Le problème de la conservation des documents affecte donc les personnes directement, puisqu’il ralentit considérablement l’insertion sociale, mais également les structures qui accompagnent les populations les plus fragiles, telles que les associations, collectivités, administrations… On estime que 20 à 30 % du temps d’un travailleur social est passé à refaire des documents qui ont été perdus.
Un outil solidaire co-géré
Le cloud3 solidaire, projet créé par l’association Reconnect, vise à permettre aux personnes en situation de précarité de conserver l’ensemble de leurs informations nécessaires dans les démarches d’accès aux droits, et de les partager si nécessaire avec des professionnels qui les accompagnent. Ainsi, une personne accompagnée dans une structure Relais Reconnect va pouvoir y créer un compte personnel et sécurisé, et y ajouter avec son référent social des documents importants. Ces documents seront par la suite accessibles depuis n’importe où, avec une simple connexion internet. L’outil propose aussi d’autres fonctionnalités, telles que la possibilité de stocker des contacts, des notes, ou encore un calendrier permettant de paramétrer des rappels de rendez-vous par SMS.
L’objectif est également de faciliter l’accompagnement des structures sociales, en permettant à un référent social d’avoir accès à certaines informations présentes sur le compte, toujours avec l’accord de son propriétaire.
Cet accès professionnel au cloud solidaire permet de rendre la technologie de cloud computing accessible à des personnes éloignées du numérique : près de 50 % des bénéficiaires aujourd’hui n’ont pas les moyens matériels ou les compétences numériques pour utiliser de façon autonome leur compte. En revanche, en ayant bien saisi l’utilité pour leurs démarches, ils ont choisi d’en déléguer la gestion au tiers de confiance qu’est le référent social.
Les structures sociales utilisatrices du service payent un abonnement annuel pour financer la maintenance et l’amélioration du cloud solidaire, afin de permettre une utilisation gratuite pour les bénéficiaires.
Lancé en septembre 2015, le projet a rencontré un franc succès auprès de ses premiers utilisateurs. La plateforme est aujourd’hui utilisée par les professionnels de 300 établissements de l’action sociale sur le territoire français : des associations telles que le Samu social de la Ville de Paris, Aurore, Emmaüs Solidarité, la Croix Rouge, mais aussi des acteurs publics tels que des CCAS4, services sociaux municipaux, et l’AP-HP5.

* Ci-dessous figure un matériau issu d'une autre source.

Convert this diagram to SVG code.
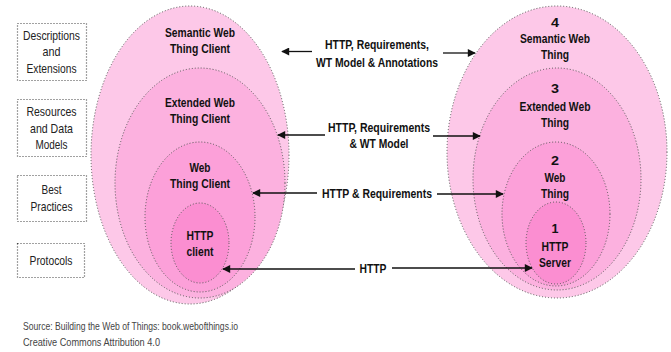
<svg xmlns="http://www.w3.org/2000/svg" width="671" height="352" viewBox="0 0 671 352">
<defs>
<style>
.e{stroke:#555;stroke-width:1;stroke-dasharray:1 2}
.l1{fill:#fdc8e8}.l2{fill:#fcb1df}.l3{fill:#fca0d9}.l4{fill:#fb8ed1}
.t{font-family:"Liberation Sans",Arial,sans-serif;font-weight:bold;font-size:13.5px;fill:#111;text-anchor:middle}
.b{font-family:"Liberation Sans",Arial,sans-serif;font-size:13px;fill:#222;text-anchor:middle}
.box{fill:#fff;stroke:#444;stroke-width:1.2;stroke-dasharray:1 2}
.c{stroke:#111;stroke-width:1.3;fill:none}
.src{font-family:"Liberation Sans",Arial,sans-serif;font-size:10.5px;fill:#444}
</style>
<marker id="ah" viewBox="0 0 10 10" refX="9" refY="5" markerWidth="9" markerHeight="8" markerUnits="userSpaceOnUse" orient="auto">
<path d="M0,0 L10,5 L0,10 z" fill="#111"/>
</marker>
</defs>
<rect width="671" height="352" fill="#fff"/>

<g id="box-descriptions">
<rect class="box" x="17.5" y="23.5" width="69" height="57"/>
<text class="b" x="51.5" y="39.5" textLength="57" lengthAdjust="spacingAndGlyphs">Descriptions</text>
<text class="b" x="51.5" y="56" textLength="18" lengthAdjust="spacingAndGlyphs">and</text>
<text class="b" x="51.5" y="72.5" textLength="50" lengthAdjust="spacingAndGlyphs">Extensions</text>
</g>
<g id="box-resources">
<rect class="box" x="17.5" y="99.5" width="69" height="57"/>
<text class="b" x="51.5" y="116" textLength="50" lengthAdjust="spacingAndGlyphs">Resources</text>
<text class="b" x="51.5" y="132.5" textLength="43" lengthAdjust="spacingAndGlyphs">and Data</text>
<text class="b" x="51.5" y="148.5" textLength="32" lengthAdjust="spacingAndGlyphs">Models</text>
</g>
<g id="box-best">
<rect class="box" x="17.5" y="175.5" width="69" height="46"/>
<text class="b" x="51.5" y="194" textLength="20" lengthAdjust="spacingAndGlyphs">Best</text>
<text class="b" x="51.5" y="210.5" textLength="42" lengthAdjust="spacingAndGlyphs">Practices</text>
</g>
<g id="box-protocols">
<rect class="box" x="17.5" y="243.5" width="67" height="34"/>
<text class="b" x="51" y="264.5" textLength="43" lengthAdjust="spacingAndGlyphs">Protocols</text>
</g>

<g id="client-semantic">
<ellipse class="e l1" cx="190" cy="155" rx="99" ry="149"/>
<text class="t" x="200" y="37" textLength="70" lengthAdjust="spacingAndGlyphs">Semantic Web</text>
<text class="t" x="200" y="53" textLength="60" lengthAdjust="spacingAndGlyphs">Thing Client</text>
</g>
<g id="client-extended">
<ellipse class="e l2" cx="200" cy="183" rx="85" ry="115"/>
<text class="t" x="200" y="107" textLength="70" lengthAdjust="spacingAndGlyphs">Extended Web</text>
<text class="t" x="200" y="123" textLength="60" lengthAdjust="spacingAndGlyphs">Thing Client</text>
</g>
<g id="client-web">
<ellipse class="e l3" cx="200" cy="217" rx="55" ry="75"/>
<text class="t" x="200" y="172" textLength="21" lengthAdjust="spacingAndGlyphs">Web</text>
<text class="t" x="200" y="188" textLength="60" lengthAdjust="spacingAndGlyphs">Thing Client</text>
</g>
<g id="client-http">
<ellipse class="e l4" cx="200" cy="243" rx="29" ry="40"/>
<text class="t" x="200" y="240" textLength="27" lengthAdjust="spacingAndGlyphs">HTTP</text>
<text class="t" x="200" y="256" textLength="27" lengthAdjust="spacingAndGlyphs">client</text>
</g>

<g id="thing-semantic">
<ellipse class="e l1" cx="557" cy="152" rx="110" ry="146"/>
<text class="t" x="555" y="27" textLength="8" lengthAdjust="spacingAndGlyphs">4</text>
<text class="t" x="555" y="43" textLength="70" lengthAdjust="spacingAndGlyphs">Semantic Web</text>
<text class="t" x="555" y="58.5" textLength="28" lengthAdjust="spacingAndGlyphs">Thing</text>
</g>
<g id="thing-extended">
<ellipse class="e l2" cx="557" cy="179" rx="84" ry="111"/>
<text class="t" x="555" y="93" textLength="8" lengthAdjust="spacingAndGlyphs">3</text>
<text class="t" x="555" y="111" textLength="71" lengthAdjust="spacingAndGlyphs">Extended Web</text>
<text class="t" x="555" y="127" textLength="28" lengthAdjust="spacingAndGlyphs">Thing</text>
</g>
<g id="thing-web">
<ellipse class="e l3" cx="556" cy="214" rx="54" ry="72"/>
<text class="t" x="555" y="165" textLength="8" lengthAdjust="spacingAndGlyphs">2</text>
<text class="t" x="555" y="182" textLength="21" lengthAdjust="spacingAndGlyphs">Web</text>
<text class="t" x="555" y="198" textLength="28" lengthAdjust="spacingAndGlyphs">Thing</text>
</g>
<g id="thing-http">
<ellipse class="e l4" cx="556" cy="243" rx="30" ry="41"/>
<text class="t" x="555" y="233" textLength="7" lengthAdjust="spacingAndGlyphs">1</text>
<text class="t" x="555" y="251" textLength="27" lengthAdjust="spacingAndGlyphs">HTTP</text>
<text class="t" x="555" y="267" textLength="32" lengthAdjust="spacingAndGlyphs">Server</text>
</g>

<g id="connectors">
<line class="c" x1="312" y1="51.5" x2="282" y2="51.5" marker-end="url(#ah)"/>
<line class="c" x1="443" y1="53" x2="475" y2="53" marker-end="url(#ah)"/>
<text class="t" x="377" y="48.5" textLength="104" lengthAdjust="spacingAndGlyphs">HTTP, Requirements,</text>
<text class="t" x="377" y="66.5" textLength="122" lengthAdjust="spacingAndGlyphs">WT Model &amp; Annotations</text>

<line class="c" x1="325" y1="135" x2="278" y2="135" marker-end="url(#ah)"/>
<line class="c" x1="433" y1="136" x2="480" y2="136" marker-end="url(#ah)"/>
<text class="t" x="379" y="131.5" textLength="102" lengthAdjust="spacingAndGlyphs">HTTP, Requirements</text>
<text class="t" x="379" y="148" textLength="59" lengthAdjust="spacingAndGlyphs">&amp; WT Model</text>

<line class="c" x1="317" y1="193" x2="253" y2="193" marker-end="url(#ah)"/>
<line class="c" x1="437" y1="194" x2="503" y2="194" marker-end="url(#ah)"/>
<text class="t" x="377" y="198" textLength="110" lengthAdjust="spacingAndGlyphs">HTTP &amp; Requirements</text>

<line class="c" x1="355" y1="269" x2="223" y2="269" marker-end="url(#ah)"/>
<line class="c" x1="392" y1="268" x2="532" y2="268" marker-end="url(#ah)"/>
<text class="t" x="373" y="273" textLength="27" lengthAdjust="spacingAndGlyphs">HTTP</text>
</g>

<text class="src" x="23" y="330" textLength="215" lengthAdjust="spacingAndGlyphs">Source: Building the Web of Things: book.webofthings.io</text>
<text class="src" x="23" y="346" textLength="137" lengthAdjust="spacingAndGlyphs">Creative Commons Attribution 4.0</text>
</svg>
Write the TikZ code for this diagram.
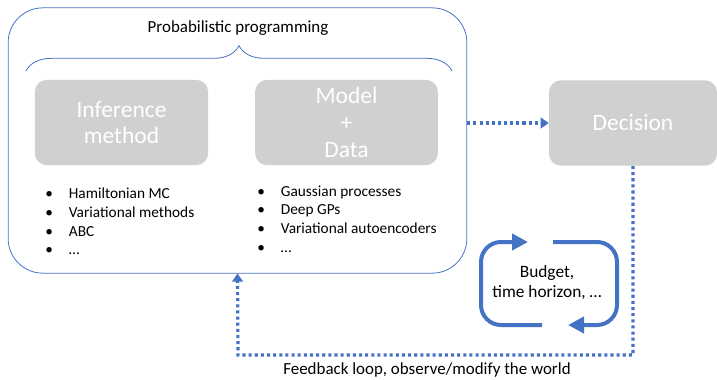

Le cloud solidaire permet à plus de 5 000 bénéficiaires de conserver leurs informations en sécurité.
Aujourd’hui, les enjeux du développement de l’association sont multiples. Nous souhaitons tout d’abord poursuivre le déploiement du service, afin qu’il puisse être proposé dans un maximum de structures sociales sur le territoire français. Par ailleurs, nous souhaitons poursuivre le développement d’innovations techniques pour améliorer la solution de façon continue. Aujourd’hui, nous travaillons sur la question de la validité juridique des documents stockés sur la plateforme, en expérimentant grâce à la technologie blockchain6 une certification des documents ajoutés sur les comptes.
L’innovation technique doit ainsi être mise au service de ceux qui en ont le plus besoin, pour construire un numérique facile, utile, et éthique.